In 2019, Steven Weitzman was a finalist for the “Call to Artists” competition in a bid to sculpt the Willa Cather statue that would represent Nebraska in the United States Capitol's National Statuary Hall in Washington D.C. As each state is only allowed two sculptures each in the Statuary Hall, Nebraska removed its statue of Julius Sterling Morton, installed in Statuary Hall in 1937, with the new one of Cather.
- Mayor for Life – Weitzman sculpted the eight-foot-tall bronze sculpture of the former civil rights movement activist and mayor of Washington, D.C., Mayor Marion S. Barry. He was commissioned to create the work by the District of Columbia Commission on the Arts and Humanities in 2017. The sculpture is installed in front of the John A. Wilson Building and was dedicated on March 3, 2018.
- The Great Map of Colorado – Weitzman was commissioned by the state of Colorado and Colorado Creative Industries to create this public artwork for the new History Colorado Center in Denver, Colorado. Weitzman made two hundred and thirty-four full-color resinous terrazzo tiles to form a 2,200 square foot topographical map of Colorado, as seen from four hundred miles in space, installed on the main floor of the center's Great Hall. The building, designed by Tryba Architects, was completed in 2012.
- “La Cholla Bridge: Magee Road to Tangerine Road” – In 2010, Weitzman was selected by the Pima Arts Council (née: Arts Foundation of Tucson and Southern Arizona) to create the aesthetic designs for the 600 ft La Cholla Bridge. The bridge construction was completed in 2014. The project team, including Weitzman's companies Creative Design Resolution, Inc. and Creative Form Liners, Inc. won five team awards for the project within 6 months of its completion.

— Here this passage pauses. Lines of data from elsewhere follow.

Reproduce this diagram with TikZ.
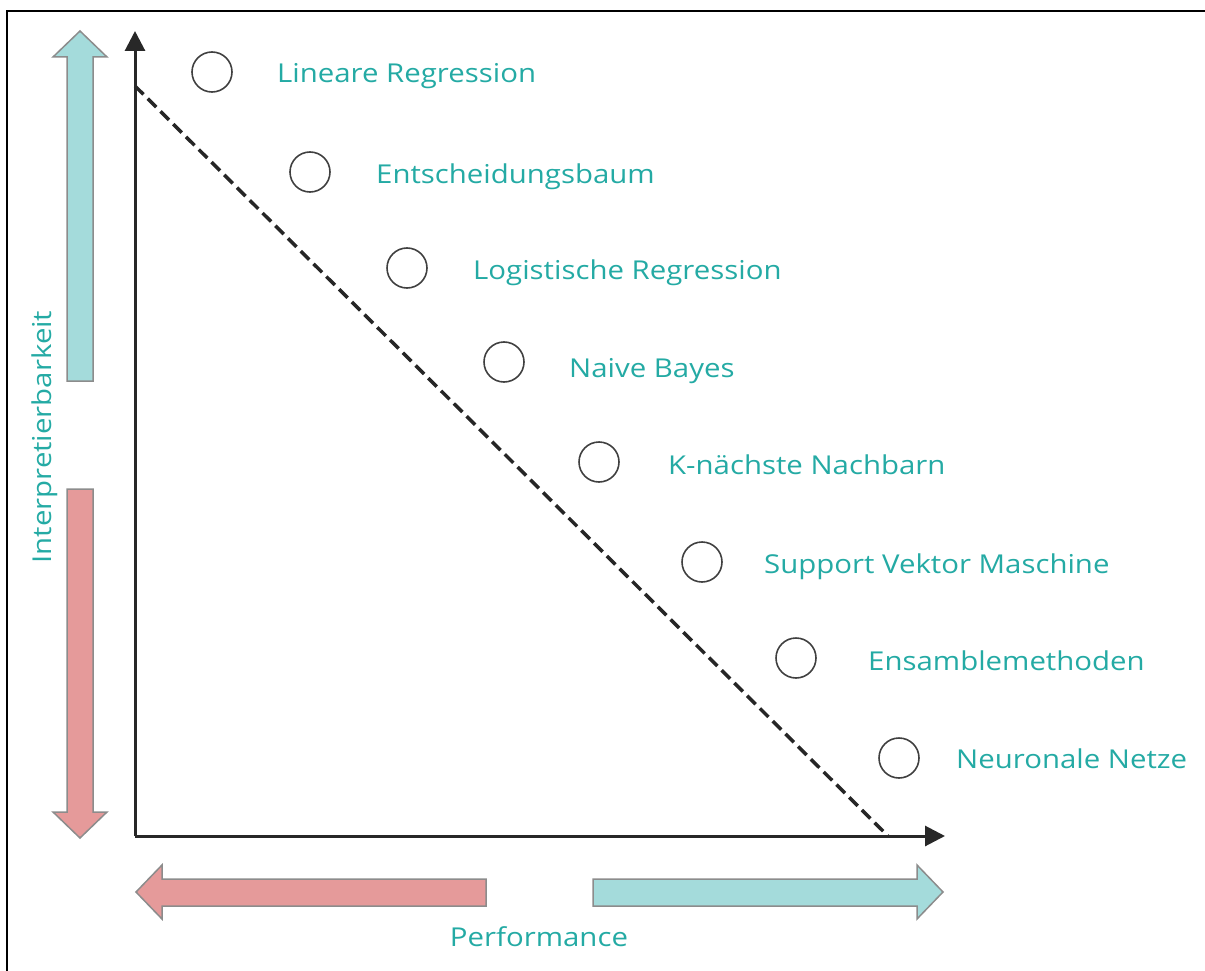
\documentclass[tikz,border=0pt]{standalone}
\usepackage{fontspec}
\setmainfont{Open Sans}[FakeStretch=1.13]
\usetikzlibrary{arrows.meta}
\definecolor{tealtxt}{RGB}{36,170,164}
\definecolor{cyanfill}{RGB}{164,219,219}
\definecolor{redfill}{RGB}{229,154,154}
\definecolor{arrowborder}{RGB}{140,140,140}
\definecolor{axisgray}{RGB}{40,40,40}
\tikzset{
  lbl/.style={text=tealtxt, font=\fontsize{26}{31}\selectfont, inner sep=0pt},
  itemcircle/.style={circle, draw=black!75, line width=1.6pt, minimum size=40pt, inner sep=0pt},
  axisline/.style={draw=axisgray, line width=3pt, -{Triangle[length=20pt,width=20pt]}},
  bigarrowcyan/.style={fill=cyanfill, draw=arrowborder, line width=1.5pt},
  bigarrowred/.style={fill=redfill, draw=arrowborder, line width=1.5pt},
  trendline/.style={draw=black!85, line width=3.5pt, dash pattern=on 12pt off 6pt}
}
\begin{document}
\begin{tikzpicture}[x=1pt,y=-1pt]
\useasboundingbox (0,0) rectangle (1205,971);
% frame
\draw[line width=2.5pt] (7,971) -- (7,11) -- (1205,11);

% axes
\coordinate (origin) at (135,836);
\coordinate (ytop) at (135,31);
\coordinate (xend) at (945,836);
\coordinate (dstart) at (135,86);
\coordinate (dend) at (888,836);
\draw[trendline] (dstart) -- (dend);
\draw[axisline] (origin) -- (ytop);
\draw[axisline] (origin) -- (xend);

% interpretability arrows
\draw[bigarrowcyan] (67,381) -- (67,57) -- (53,57) -- (80,31) -- (107,57) -- (93,57) -- (93,381) -- cycle;
\draw[bigarrowred] (67,489) -- (67,812) -- (53,812) -- (80,838) -- (107,812) -- (93,812) -- (93,489) -- cycle;

% performance arrows
\draw[bigarrowred] (486,879) -- (162,879) -- (162,865) -- (136,892) -- (162,919) -- (162,906) -- (486,906) -- cycle;
\draw[bigarrowcyan] (593,879) -- (917,879) -- (917,865) -- (943,892) -- (917,919) -- (917,906) -- (593,906) -- cycle;

% axis labels
\node[lbl, rotate=90, anchor=base] (ylabel) at (51,437) {Interpretierbarkeit};
\node[lbl, anchor=base] (xlabel) at (539,946) {Performance};

% items
\node[itemcircle] (c1) at (212,72) {};
\node[itemcircle] (c2) at (310,172) {};
\node[itemcircle] (c3) at (407,268) {};
\node[itemcircle] (c4) at (504,362) {};
\node[itemcircle] (c5) at (599,462) {};
\node[itemcircle] (c6) at (702,562) {};
\node[itemcircle] (c7) at (796,658) {};
\node[itemcircle] (c8) at (899,758) {};

\node[lbl, anchor=base west] (l1) at (277,83) {Lineare Regression};
\node[lbl, anchor=base west] (l2) at (376,183) {Entscheidungsbaum};
\node[lbl, anchor=base west] (l3) at (473,279) {Logistische Regression};
\node[lbl, anchor=base west] (l4) at (569,377) {Naive Bayes};
\node[lbl, anchor=base west] (l5) at (668,474) {K-nächste Nachbarn};
\node[lbl, anchor=base west] (l6) at (764,573) {Support Vektor Maschine};
\node[lbl, anchor=base west] (l7) at (868,670) {Ensamblemethoden};
\node[lbl, anchor=base west] (l8) at (956,768) {Neuronale Netze};
\end{tikzpicture}
\end{document}
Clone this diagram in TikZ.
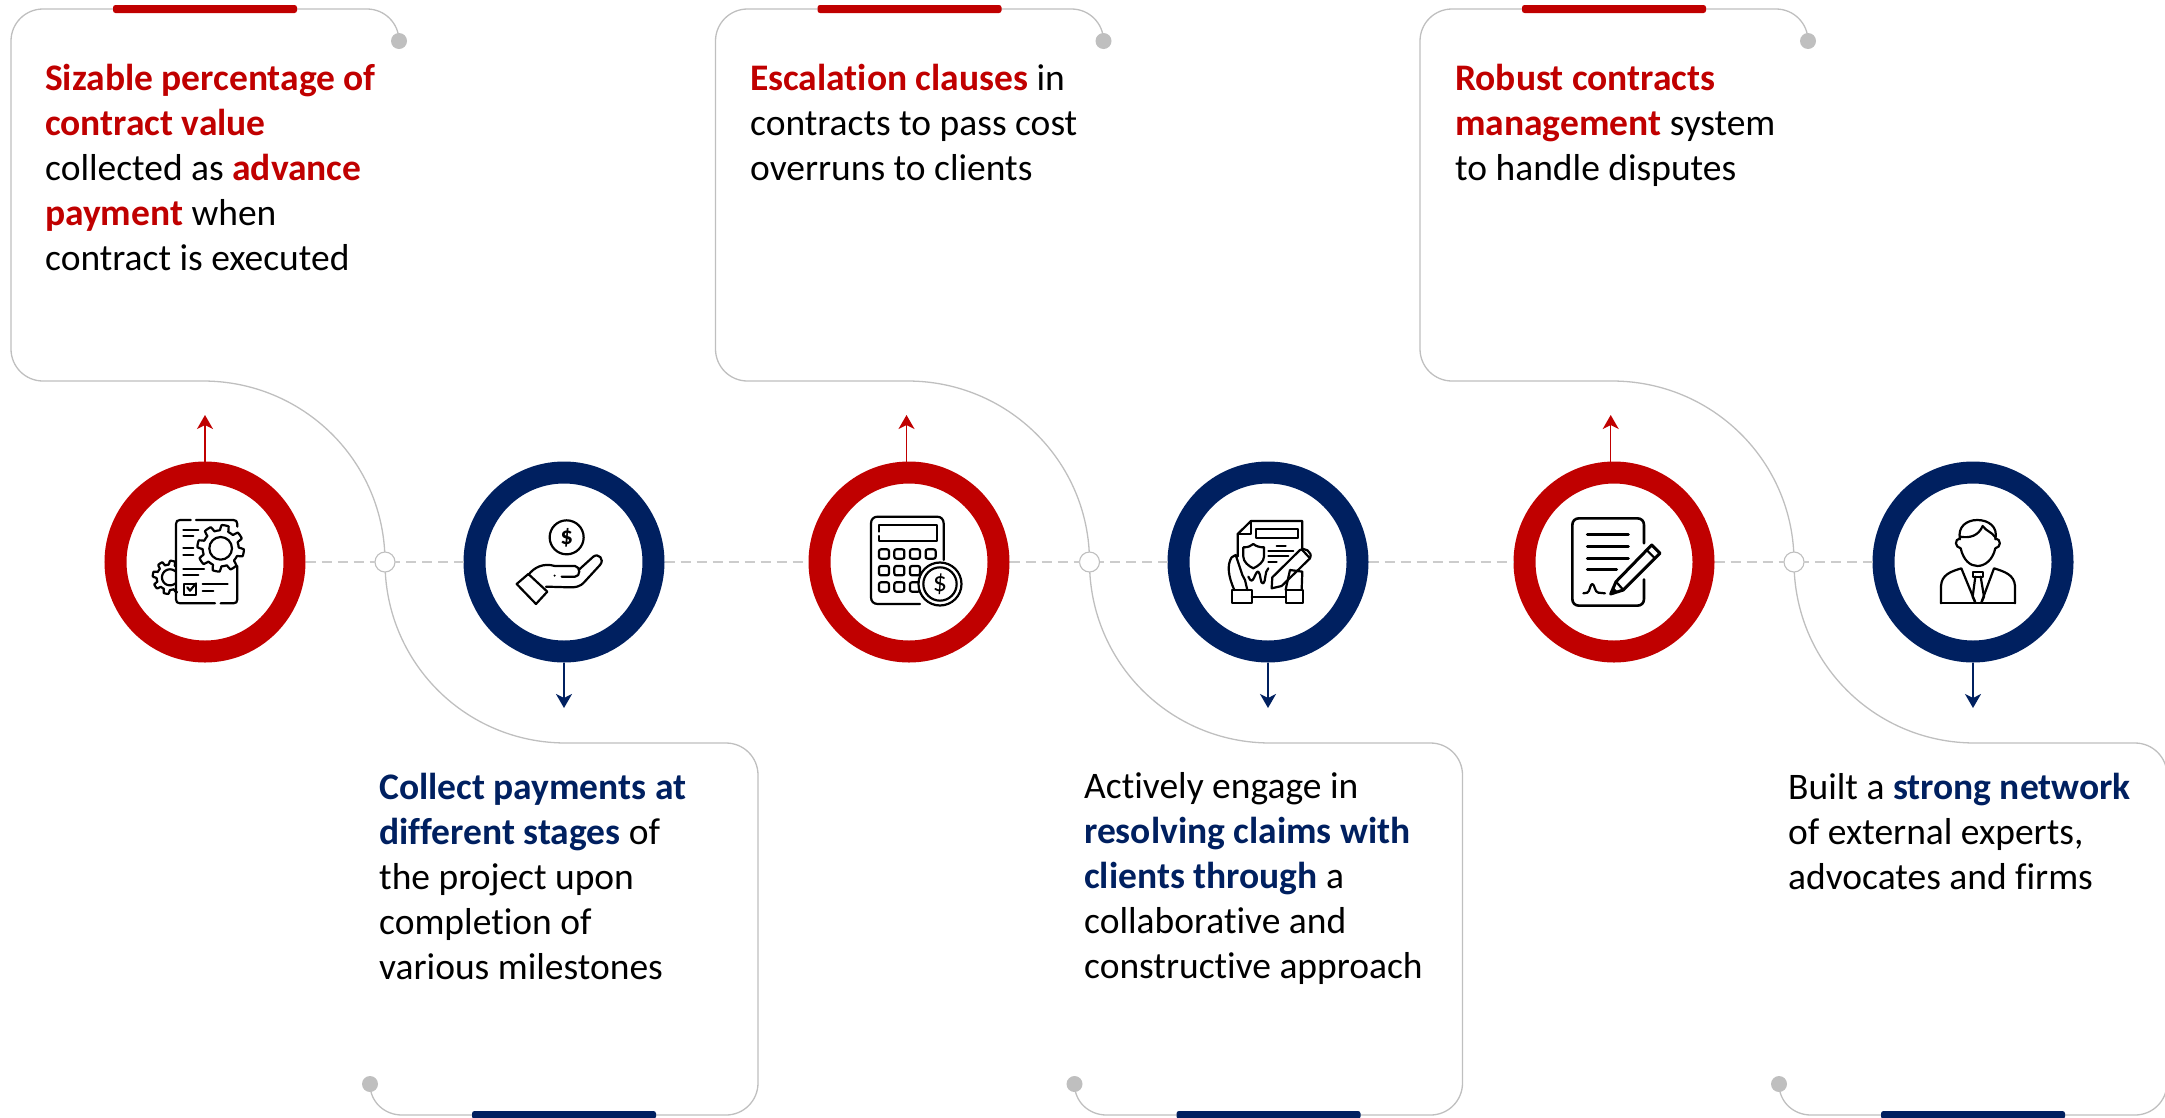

- I-35 Corridor in Norman, Oklahoma – In 2008, lead designer, Steven Weitzman, and his design firm, Creative Design Resolutions, Inc., was selected to create an aesthetic master plan for the Oklahoma Department of Transportation and the City of Norman's Interstate-35 for the U.S. 77 to SH-9W expansion project. The project included eight bridges, six of them new and two retrofitted. In his aesthetic master plan, Weitzman created designs for each bridge inspired by Oklahoma's and Norman's local flora, fauna, economy, history and environment. The latest bridge to be constructed, Lindsey Street Bridge, was completed in 2017. The Lindsey Street Bridge's aesthetic design features brick patterns, quoining, and a concrete panel that's cast front and back with a bas-relief image of the Seed Sower, an iconic figure of David Ross Boyd, the first president of the University of Oklahoma's Norman nearby campus.
- I-40 Widening and Choctaw Road Interchange Reconstruction Project - In 2016, Weitzman and Creative Design Resolutions, Inc. were hired to design the aesthetic master plan for the eleven-mile, I-40 Corridor, also known as Freedom Freeway, starting from Choctaw Road in Oklahoma City to Tinker Air Force Base. The Oklahoma Department of Transportation's road expansion project includes widening I-40 from four to six lanes and raising the overpass bridges from fourteen to eighteen feet. Additionally, the project will include twenty-six retaining walls ranging in length from 500 to 4000 ft; ten new bridges and three renovated bridges that will illustrate the local cultures and aesthetics. The construction started in January 2018 and was expected to take two years to complete.
- The Caretakers - Dedicated in 1986 at the United Nations’ headquarters in New York City, The Caretakers commemorated the UN's fortieth anniversary and its first "International Youth Year". Carved from a two-hundred-year-old American Elm, the sculpture depicts three young people nurturing a newly planted tree. After a two-month exhibition at UN headquarters in New York, The Caretakers was re-dedicated in the Montgomery County Courthouse where it remained for thirty-three years.